Exercise details: Write out the material again word for word, dropping any images it holds.

---------- Information shown

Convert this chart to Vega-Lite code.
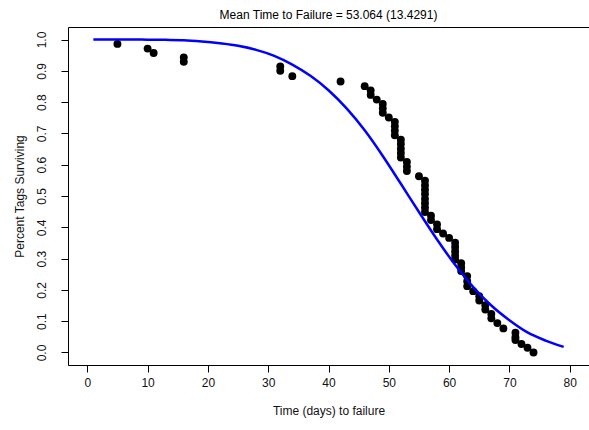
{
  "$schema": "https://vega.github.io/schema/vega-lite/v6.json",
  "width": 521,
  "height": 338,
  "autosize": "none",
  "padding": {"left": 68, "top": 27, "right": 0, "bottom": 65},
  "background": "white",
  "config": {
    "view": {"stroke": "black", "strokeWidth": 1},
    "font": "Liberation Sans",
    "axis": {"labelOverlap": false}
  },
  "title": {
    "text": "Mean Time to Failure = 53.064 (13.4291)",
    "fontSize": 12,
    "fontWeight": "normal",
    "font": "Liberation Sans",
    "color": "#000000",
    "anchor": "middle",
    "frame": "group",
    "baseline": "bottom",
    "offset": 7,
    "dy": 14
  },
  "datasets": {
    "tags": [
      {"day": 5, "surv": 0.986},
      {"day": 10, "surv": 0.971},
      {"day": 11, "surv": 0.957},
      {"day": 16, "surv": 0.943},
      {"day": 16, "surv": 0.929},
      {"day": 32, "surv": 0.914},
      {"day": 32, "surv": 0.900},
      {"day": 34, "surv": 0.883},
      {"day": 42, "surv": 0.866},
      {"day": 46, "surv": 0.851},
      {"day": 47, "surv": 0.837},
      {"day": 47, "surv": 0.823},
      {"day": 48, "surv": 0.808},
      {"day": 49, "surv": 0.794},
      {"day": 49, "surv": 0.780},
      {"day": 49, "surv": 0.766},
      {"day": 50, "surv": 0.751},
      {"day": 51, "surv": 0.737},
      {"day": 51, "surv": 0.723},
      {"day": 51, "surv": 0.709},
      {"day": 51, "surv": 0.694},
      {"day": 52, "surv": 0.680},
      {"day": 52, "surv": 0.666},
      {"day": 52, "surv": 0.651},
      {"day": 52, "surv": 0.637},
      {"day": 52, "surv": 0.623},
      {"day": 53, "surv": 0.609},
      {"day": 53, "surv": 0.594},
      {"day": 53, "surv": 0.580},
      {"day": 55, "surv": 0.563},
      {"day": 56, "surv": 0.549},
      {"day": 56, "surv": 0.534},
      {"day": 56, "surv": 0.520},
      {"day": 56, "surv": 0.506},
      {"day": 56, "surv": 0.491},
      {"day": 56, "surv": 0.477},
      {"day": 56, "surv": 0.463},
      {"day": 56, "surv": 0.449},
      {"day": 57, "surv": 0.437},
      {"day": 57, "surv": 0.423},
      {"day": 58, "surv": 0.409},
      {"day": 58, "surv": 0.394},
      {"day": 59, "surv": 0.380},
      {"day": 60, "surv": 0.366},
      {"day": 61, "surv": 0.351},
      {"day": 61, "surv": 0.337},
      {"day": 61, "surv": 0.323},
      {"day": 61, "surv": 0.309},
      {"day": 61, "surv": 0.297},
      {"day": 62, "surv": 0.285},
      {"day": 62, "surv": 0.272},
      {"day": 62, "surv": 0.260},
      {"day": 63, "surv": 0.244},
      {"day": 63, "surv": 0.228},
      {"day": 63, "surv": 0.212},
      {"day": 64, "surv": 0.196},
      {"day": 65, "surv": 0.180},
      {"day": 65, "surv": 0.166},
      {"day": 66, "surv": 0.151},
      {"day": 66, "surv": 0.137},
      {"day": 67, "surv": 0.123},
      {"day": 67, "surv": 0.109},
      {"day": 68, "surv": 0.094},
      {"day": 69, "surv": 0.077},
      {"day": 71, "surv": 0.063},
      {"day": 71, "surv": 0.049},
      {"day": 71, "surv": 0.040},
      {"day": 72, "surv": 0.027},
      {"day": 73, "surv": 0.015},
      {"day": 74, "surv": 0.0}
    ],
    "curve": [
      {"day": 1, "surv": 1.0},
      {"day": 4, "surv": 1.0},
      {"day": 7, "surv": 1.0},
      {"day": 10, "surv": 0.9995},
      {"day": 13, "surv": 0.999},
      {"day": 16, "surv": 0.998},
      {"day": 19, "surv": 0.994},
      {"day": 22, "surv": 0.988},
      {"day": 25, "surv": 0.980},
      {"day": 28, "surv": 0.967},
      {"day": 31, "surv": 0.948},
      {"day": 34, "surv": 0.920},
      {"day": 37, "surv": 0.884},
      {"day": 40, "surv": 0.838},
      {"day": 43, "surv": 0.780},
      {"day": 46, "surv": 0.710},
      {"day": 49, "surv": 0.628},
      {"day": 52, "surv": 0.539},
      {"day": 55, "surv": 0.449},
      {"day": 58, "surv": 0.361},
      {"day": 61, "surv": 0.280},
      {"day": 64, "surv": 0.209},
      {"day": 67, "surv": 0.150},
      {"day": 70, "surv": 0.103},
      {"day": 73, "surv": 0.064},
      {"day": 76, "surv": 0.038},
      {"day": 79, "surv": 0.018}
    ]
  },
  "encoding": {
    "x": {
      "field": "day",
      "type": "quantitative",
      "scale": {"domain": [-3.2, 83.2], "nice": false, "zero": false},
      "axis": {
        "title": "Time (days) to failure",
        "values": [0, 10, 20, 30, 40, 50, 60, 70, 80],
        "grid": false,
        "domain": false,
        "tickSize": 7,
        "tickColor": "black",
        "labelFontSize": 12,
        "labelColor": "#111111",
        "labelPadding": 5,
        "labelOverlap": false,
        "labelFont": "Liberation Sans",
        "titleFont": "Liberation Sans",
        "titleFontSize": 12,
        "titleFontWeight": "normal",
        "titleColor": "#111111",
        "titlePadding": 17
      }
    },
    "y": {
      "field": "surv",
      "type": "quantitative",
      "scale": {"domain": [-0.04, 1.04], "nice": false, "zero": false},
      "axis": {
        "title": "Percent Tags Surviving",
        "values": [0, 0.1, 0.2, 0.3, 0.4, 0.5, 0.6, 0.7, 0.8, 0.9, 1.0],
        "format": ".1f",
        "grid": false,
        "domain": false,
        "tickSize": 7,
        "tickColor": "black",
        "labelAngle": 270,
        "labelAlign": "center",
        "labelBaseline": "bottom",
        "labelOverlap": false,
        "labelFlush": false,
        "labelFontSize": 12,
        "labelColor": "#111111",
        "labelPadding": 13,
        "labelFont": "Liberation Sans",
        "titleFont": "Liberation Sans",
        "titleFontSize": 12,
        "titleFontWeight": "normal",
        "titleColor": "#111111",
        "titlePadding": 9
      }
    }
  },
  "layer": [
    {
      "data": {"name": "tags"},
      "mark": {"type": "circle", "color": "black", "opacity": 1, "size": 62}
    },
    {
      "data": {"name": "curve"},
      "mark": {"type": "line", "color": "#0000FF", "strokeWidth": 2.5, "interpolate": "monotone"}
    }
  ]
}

--------------------

Output:
Convert this chart to Vega-Lite code.
{
  "$schema": "https://vega.github.io/schema/vega-lite/v6.json",
  "width": 521,
  "height": 338,
  "autosize": "none",
  "padding": {"left": 68, "top": 27, "right": 0, "bottom": 65},
  "background": "white",
  "config": {
    "view": {"stroke": "black", "strokeWidth": 1},
    "font": "Liberation Sans",
    "axis": {"labelOverlap": false}
  },
  "title": {
    "text": "Mean Time to Failure = 53.064 (13.4291)",
    "fontSize": 12,
    "fontWeight": "normal",
    "font": "Liberation Sans",
    "color": "#000000",
    "anchor": "middle",
    "frame": "group",
    "baseline": "bottom",
    "offset": 7,
    "dy": 14
  },
  "datasets": {
    "tags": [
      {"day": 5, "surv": 0.986},
      {"day": 10, "surv": 0.971},
      {"day": 11, "surv": 0.957},
      {"day": 16, "surv": 0.943},
      {"day": 16, "surv": 0.929},
      {"day": 32, "surv": 0.914},
      {"day": 32, "surv": 0.900},
      {"day": 34, "surv": 0.883},
      {"day": 42, "surv": 0.866},
      {"day": 46, "surv": 0.851},
      {"day": 47, "surv": 0.837},
      {"day": 47, "surv": 0.823},
      {"day": 48, "surv": 0.808},
      {"day": 49, "surv": 0.794},
      {"day": 49, "surv": 0.780},
      {"day": 49, "surv": 0.766},
      {"day": 50, "surv": 0.751},
      {"day": 51, "surv": 0.737},
      {"day": 51, "surv": 0.723},
      {"day": 51, "surv": 0.709},
      {"day": 51, "surv": 0.694},
      {"day": 52, "surv": 0.680},
      {"day": 52, "surv": 0.666},
      {"day": 52, "surv": 0.651},
      {"day": 52, "surv": 0.637},
      {"day": 52, "surv": 0.623},
      {"day": 53, "surv": 0.609},
      {"day": 53, "surv": 0.594},
      {"day": 53, "surv": 0.580},
      {"day": 55, "surv": 0.563},
      {"day": 56, "surv": 0.549},
      {"day": 56, "surv": 0.534},
      {"day": 56, "surv": 0.520},
      {"day": 56, "surv": 0.506},
      {"day": 56, "surv": 0.491},
      {"day": 56, "surv": 0.477},
      {"day": 56, "surv": 0.463},
      {"day": 56, "surv": 0.449},
      {"day": 57, "surv": 0.437},
      {"day": 57, "surv": 0.423},
      {"day": 58, "surv": 0.409},
      {"day": 58, "surv": 0.394},
      {"day": 59, "surv": 0.380},
      {"day": 60, "surv": 0.366},
      {"day": 61, "surv": 0.351},
      {"day": 61, "surv": 0.337},
      {"day": 61, "surv": 0.323},
      {"day": 61, "surv": 0.309},
      {"day": 61, "surv": 0.297},
      {"day": 62, "surv": 0.285},
      {"day": 62, "surv": 0.272},
      {"day": 62, "surv": 0.260},
      {"day": 63, "surv": 0.244},
      {"day": 63, "surv": 0.228},
      {"day": 63, "surv": 0.212},
      {"day": 64, "surv": 0.196},
      {"day": 65, "surv": 0.180},
      {"day": 65, "surv": 0.166},
      {"day": 66, "surv": 0.151},
      {"day": 66, "surv": 0.137},
      {"day": 67, "surv": 0.123},
      {"day": 67, "surv": 0.109},
      {"day": 68, "surv": 0.094},
      {"day": 69, "surv": 0.077},
      {"day": 71, "surv": 0.063},
      {"day": 71, "surv": 0.049},
      {"day": 71, "surv": 0.040},
      {"day": 72, "surv": 0.027},
      {"day": 73, "surv": 0.015},
      {"day": 74, "surv": 0.0}
    ],
    "curve": [
      {"day": 1, "surv": 1.0},
      {"day": 4, "surv": 1.0},
      {"day": 7, "surv": 1.0},
      {"day": 10, "surv": 0.9995},
      {"day": 13, "surv": 0.999},
      {"day": 16, "surv": 0.998},
      {"day": 19, "surv": 0.994},
      {"day": 22, "surv": 0.988},
      {"day": 25, "surv": 0.980},
      {"day": 28, "surv": 0.967},
      {"day": 31, "surv": 0.948},
      {"day": 34, "surv": 0.920},
      {"day": 37, "surv": 0.884},
      {"day": 40, "surv": 0.838},
      {"day": 43, "surv": 0.780},
      {"day": 46, "surv": 0.710},
      {"day": 49, "surv": 0.628},
      {"day": 52, "surv": 0.539},
      {"day": 55, "surv": 0.449},
      {"day": 58, "surv": 0.361},
      {"day": 61, "surv": 0.280},
      {"day": 64, "surv": 0.209},
      {"day": 67, "surv": 0.150},
      {"day": 70, "surv": 0.103},
      {"day": 73, "surv": 0.064},
      {"day": 76, "surv": 0.038},
      {"day": 79, "surv": 0.018}
    ]
  },
  "encoding": {
    "x": {
      "field": "day",
      "type": "quantitative",
      "scale": {"domain": [-3.2, 83.2], "nice": false, "zero": false},
      "axis": {
        "title": "Time (days) to failure",
        "values": [0, 10, 20, 30, 40, 50, 60, 70, 80],
        "grid": false,
        "domain": false,
        "tickSize": 7,
        "tickColor": "black",
        "labelFontSize": 12,
        "labelColor": "#111111",
        "labelPadding": 5,
        "labelOverlap": false,
        "labelFont": "Liberation Sans",
        "titleFont": "Liberation Sans",
        "titleFontSize": 12,
        "titleFontWeight": "normal",
        "titleColor": "#111111",
        "titlePadding": 17
      }
    },
    "y": {
      "field": "surv",
      "type": "quantitative",
      "scale": {"domain": [-0.04, 1.04], "nice": false, "zero": false},
      "axis": {
        "title": "Percent Tags Surviving",
        "values": [0, 0.1, 0.2, 0.3, 0.4, 0.5, 0.6, 0.7, 0.8, 0.9, 1.0],
        "format": ".1f",
        "grid": false,
        "domain": false,
        "tickSize": 7,
        "tickColor": "black",
        "labelAngle": 270,
        "labelAlign": "center",
        "labelBaseline": "bottom",
        "labelOverlap": false,
        "labelFlush": false,
        "labelFontSize": 12,
        "labelColor": "#111111",
        "labelPadding": 13,
        "labelFont": "Liberation Sans",
        "titleFont": "Liberation Sans",
        "titleFontSize": 12,
        "titleFontWeight": "normal",
        "titleColor": "#111111",
        "titlePadding": 9
      }
    }
  },
  "layer": [
    {
      "data": {"name": "tags"},
      "mark": {"type": "circle", "color": "black", "opacity": 1, "size": 62}
    },
    {
      "data": {"name": "curve"},
      "mark": {"type": "line", "color": "#0000FF", "strokeWidth": 2.5, "interpolate": "monotone"}
    }
  ]
}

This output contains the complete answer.